> Written task:
Output each line exactly as it appears, skipping any embedded picture.

++++++++

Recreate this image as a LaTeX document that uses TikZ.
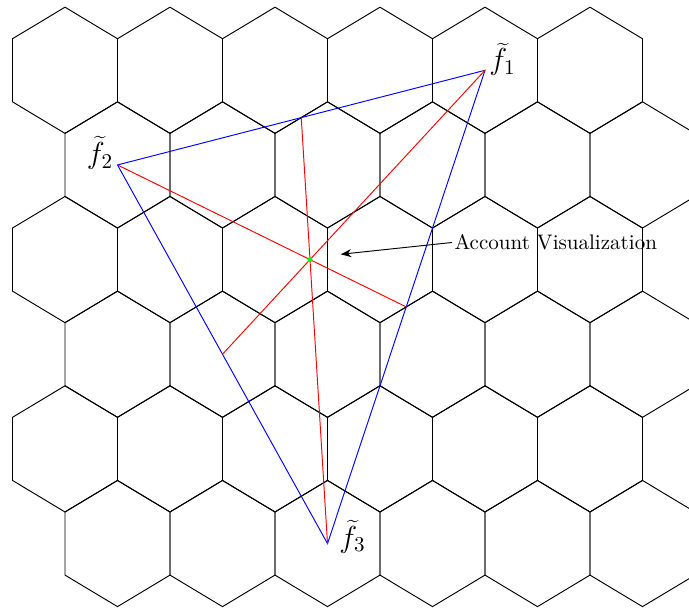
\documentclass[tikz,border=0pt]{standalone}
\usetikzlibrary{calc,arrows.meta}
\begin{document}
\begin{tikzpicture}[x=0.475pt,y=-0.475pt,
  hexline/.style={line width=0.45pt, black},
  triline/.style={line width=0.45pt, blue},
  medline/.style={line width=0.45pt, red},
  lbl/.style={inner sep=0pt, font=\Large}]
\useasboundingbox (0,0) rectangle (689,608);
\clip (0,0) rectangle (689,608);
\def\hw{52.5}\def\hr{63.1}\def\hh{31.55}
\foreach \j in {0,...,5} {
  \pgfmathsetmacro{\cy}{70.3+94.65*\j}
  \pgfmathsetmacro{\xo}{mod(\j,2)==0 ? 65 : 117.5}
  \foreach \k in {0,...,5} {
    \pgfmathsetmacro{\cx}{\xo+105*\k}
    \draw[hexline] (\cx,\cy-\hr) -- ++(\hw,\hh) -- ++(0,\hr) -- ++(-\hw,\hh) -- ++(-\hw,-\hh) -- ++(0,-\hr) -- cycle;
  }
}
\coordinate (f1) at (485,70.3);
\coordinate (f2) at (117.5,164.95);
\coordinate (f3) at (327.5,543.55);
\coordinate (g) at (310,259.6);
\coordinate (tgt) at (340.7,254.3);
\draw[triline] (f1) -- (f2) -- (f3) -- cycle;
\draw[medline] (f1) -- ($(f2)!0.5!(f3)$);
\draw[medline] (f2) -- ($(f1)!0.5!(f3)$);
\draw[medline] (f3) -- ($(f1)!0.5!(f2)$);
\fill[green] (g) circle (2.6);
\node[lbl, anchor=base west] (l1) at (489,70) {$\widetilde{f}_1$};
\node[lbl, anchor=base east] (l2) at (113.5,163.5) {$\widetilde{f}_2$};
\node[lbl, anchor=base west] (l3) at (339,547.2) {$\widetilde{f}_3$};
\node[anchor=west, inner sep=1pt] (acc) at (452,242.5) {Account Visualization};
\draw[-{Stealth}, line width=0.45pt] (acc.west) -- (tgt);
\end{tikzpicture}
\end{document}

++++++++

> Answer for this exercise:
Recreate this image as a LaTeX document that uses TikZ.
\documentclass[tikz,border=0pt]{standalone}
\usetikzlibrary{calc,arrows.meta}
\begin{document}
\begin{tikzpicture}[x=0.475pt,y=-0.475pt,
  hexline/.style={line width=0.45pt, black},
  triline/.style={line width=0.45pt, blue},
  medline/.style={line width=0.45pt, red},
  lbl/.style={inner sep=0pt, font=\Large}]
\useasboundingbox (0,0) rectangle (689,608);
\clip (0,0) rectangle (689,608);
\def\hw{52.5}\def\hr{63.1}\def\hh{31.55}
\foreach \j in {0,...,5} {
  \pgfmathsetmacro{\cy}{70.3+94.65*\j}
  \pgfmathsetmacro{\xo}{mod(\j,2)==0 ? 65 : 117.5}
  \foreach \k in {0,...,5} {
    \pgfmathsetmacro{\cx}{\xo+105*\k}
    \draw[hexline] (\cx,\cy-\hr) -- ++(\hw,\hh) -- ++(0,\hr) -- ++(-\hw,\hh) -- ++(-\hw,-\hh) -- ++(0,-\hr) -- cycle;
  }
}
\coordinate (f1) at (485,70.3);
\coordinate (f2) at (117.5,164.95);
\coordinate (f3) at (327.5,543.55);
\coordinate (g) at (310,259.6);
\coordinate (tgt) at (340.7,254.3);
\draw[triline] (f1) -- (f2) -- (f3) -- cycle;
\draw[medline] (f1) -- ($(f2)!0.5!(f3)$);
\draw[medline] (f2) -- ($(f1)!0.5!(f3)$);
\draw[medline] (f3) -- ($(f1)!0.5!(f2)$);
\fill[green] (g) circle (2.6);
\node[lbl, anchor=base west] (l1) at (489,70) {$\widetilde{f}_1$};
\node[lbl, anchor=base east] (l2) at (113.5,163.5) {$\widetilde{f}_2$};
\node[lbl, anchor=base west] (l3) at (339,547.2) {$\widetilde{f}_3$};
\node[anchor=west, inner sep=1pt] (acc) at (452,242.5) {Account Visualization};
\draw[-{Stealth}, line width=0.45pt] (acc.west) -- (tgt);
\end{tikzpicture}
\end{document}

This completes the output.